Le Japon a son mont Blanc, une échine qui coupe l'île principale en deux. On y randonne, on y tâte de la poudreuse et l'on flâne dans des villages, jadis traversés par les samouraïs, restés intacts.
C'est l'arrière-pays, la face cachée. Derrière la côte Pacifique de l'est, longue bande urbanisée vouée au commerce, il est une autre contrée. Elle vit au rythme des saisons sous l'aile des huit mille dieux évoluant dans les forêts et les montagnes. Entre le Kansai et le Kanto se dressent les Alpes japonaises, majestueuse chaine montagneuse qui flirte avec les 3000 mètres d'altitude. Cette colonne vertébrale palpitante divise l'ile principale en deux : d'un côté, le "Japon de l'endroit", le plus habité et le plus ensoleillé ; de l'autre, le "Japon de l'envers", plus rustique et plus mystérieux.
Il y a quatre cents ans, marchands et seigneurs féodaux traversaient cette montagne en palanquin par une route pavée. À l'ombre des denses forêts de cyprès, elle comptait 69 relais, dont certains se visitent encore, comme Narai Juku ou Magome : des petits bourgs hors du temps qui donnent l'impression de se promener dans un décor de film d'époque. Aujourd'hui, des tunnels ont percé la montagne, ouvrant la voie au Shinkansen, mais randonneurs et skieurs continuent d'explorer ce Japon de bois, de pierre et d'eau.
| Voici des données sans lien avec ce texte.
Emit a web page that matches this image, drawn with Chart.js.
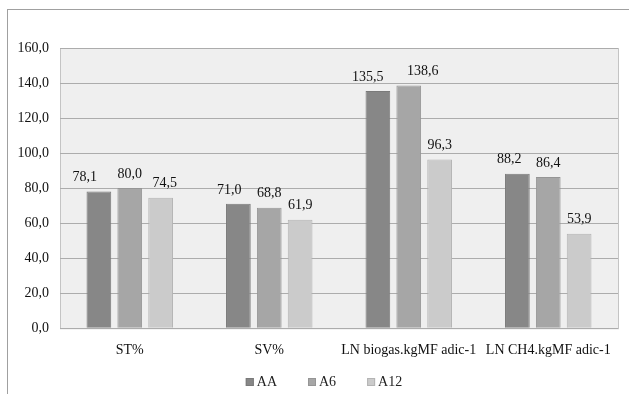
<!DOCTYPE html>
<html>
<head>
<meta charset="utf-8">
<script src="https://cdn.jsdelivr.net/npm/chart.js@4"></script>
<style>
  body { margin: 0; background: #fff; }
  .frame { position: absolute; left: 7px; top: 9px; width: 700px; height: 500px;
           border-left: 1px solid #a0a0a0; border-top: 1px solid #a0a0a0; }
  #chart { position: absolute; left: 0; top: 0; }
</style>
</head>
<body>
<div class="frame"></div>
<canvas id="chart" width="629" height="394"></canvas>
<script>
// Data
const categories = ["ST%", "SV%", "LN biogas.kgMF adic-1", "LN CH4.kgMF adic-1"];
const seriesNames = ["AA", "A6", "A12"];
const valuesAA = [78.1, 71.0, 135.5, 88.2];
const valuesA6 = [80.0, 68.8, 138.6, 86.4];
const valuesA12 = [74.5, 61.9, 96.3, 53.9];

const fills = ["#878787", "#a6a6a6", "#cbcbcb"];
const borders = ["#7a7a7a", "#959595", "#b4b4b4"];
// horizontal nudges of the value labels (the original moved some to avoid overlap)
const labelShift = [[-14, -9, -10, -8], [0, 0, 14, 0], [4, 0, 0, 0]];
const fmt = v => v.toFixed(1).replace(".", ",");
const serif = "'Liberation Serif', 'Times New Roman', serif";

// plot area background
const plotBg = {
  id: "plotBg",
  beforeDraw(chart) {
    const a = chart.chartArea, c = chart.ctx;
    c.save();
    c.fillStyle = "#efefef";
    c.fillRect(a.left, a.top, a.right - a.left, a.bottom - a.top);
    c.strokeStyle = "#c4c4c4";
    c.lineWidth = 1;
    c.strokeRect(a.left + 0.5, a.top + 0.5, a.right - a.left, a.bottom - a.top);
    c.restore();
  }
};

// value labels above the bars
const barLabels = {
  id: "barLabels",
  afterDatasetsDraw(chart) {
    const c = chart.ctx;
    c.save();
    c.font = "14px " + serif;
    c.fillStyle = "#111";
    c.textAlign = "center";
    c.textBaseline = "middle";
    chart.data.datasets.forEach((ds, i) => {
      chart.getDatasetMeta(i).data.forEach((bar, j) => {
        c.fillText(fmt(ds.data[j]), bar.x + labelShift[i][j], bar.y - 14);
      });
    });
    c.restore();
  }
};

// legend drawn by hand: small square right next to the text
const bottomLegend = {
  id: "bottomLegend",
  afterDraw(chart) {
    const c = chart.ctx;
    c.save();
    c.font = "14px " + serif;
    c.textBaseline = "middle";
    const box = 8, gap = 3, space = 31;
    const widths = seriesNames.map(n => box + gap + c.measureText(n).width);
    const total = widths.reduce((s, w) => s + w, 0) + space * (seriesNames.length - 1);
    let x = 324 - total / 2;
    const y = 382;
    seriesNames.forEach((n, i) => {
      c.fillStyle = fills[i];
      c.fillRect(x, y - box / 2, box, box);
      c.strokeStyle = borders[i];
      c.lineWidth = 1;
      c.strokeRect(x + 0.5, y - box / 2 + 0.5, box - 1, box - 1);
      c.fillStyle = "#222";
      c.textAlign = "left";
      c.fillText(n, x + box + gap, y);
      x += widths[i] + space;
    });
    c.restore();
  }
};

const allValues = [valuesAA, valuesA6, valuesA12];

new Chart(document.getElementById("chart"), {
  type: "bar",
  data: {
    labels: categories,
    datasets: seriesNames.map((name, i) => ({
      label: name,
      data: allValues[i],
      backgroundColor: fills[i],
      borderColor: borders[i],
      borderWidth: 1,
      categoryPercentage: 0.664,
      barPercentage: 0.8
    }))
  },
  options: {
    responsive: false,
    animation: false,
    layout: { padding: { top: 48, right: 11, left: 0, bottom: 29 } },
    plugins: {
      legend: { display: false },
      tooltip: { enabled: false }
    },
    scales: {
      x: {
        grid: { display: false },
        border: { display: false },
        ticks: { color: "#111", font: { family: serif, size: 14 }, maxRotation: 0, padding: 6 }
      },
      y: {
        min: 0,
        max: 160,
        afterFit(scale) { scale.width = 60; },
        ticks: {
          stepSize: 20,
          color: "#111",
          padding: 11,
          font: { family: serif, size: 14 },
          callback: v => fmt(v)
        },
        grid: { color: "#acacac", drawTicks: false },
        border: { display: false }
      }
    }
  },
  plugins: [plotBg, barLabels, bottomLegend]
});
</script>
</body>
</html>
Ici, les charpentiers ont la réputation d'être des artistes, réclamés pour construire les palais impériaux et les temples les plus prestigieux. D'autres artisans hors pair ont porté leur discipline au sommet. De village en village, la laque coule comme une rivière écarlate. Mais pas autant que le wasabi, à l'aise dans cet air pur. À Hotaka, on visite des fermes et l'on déguste ce raifort coloré en vert qui électrise les sushis.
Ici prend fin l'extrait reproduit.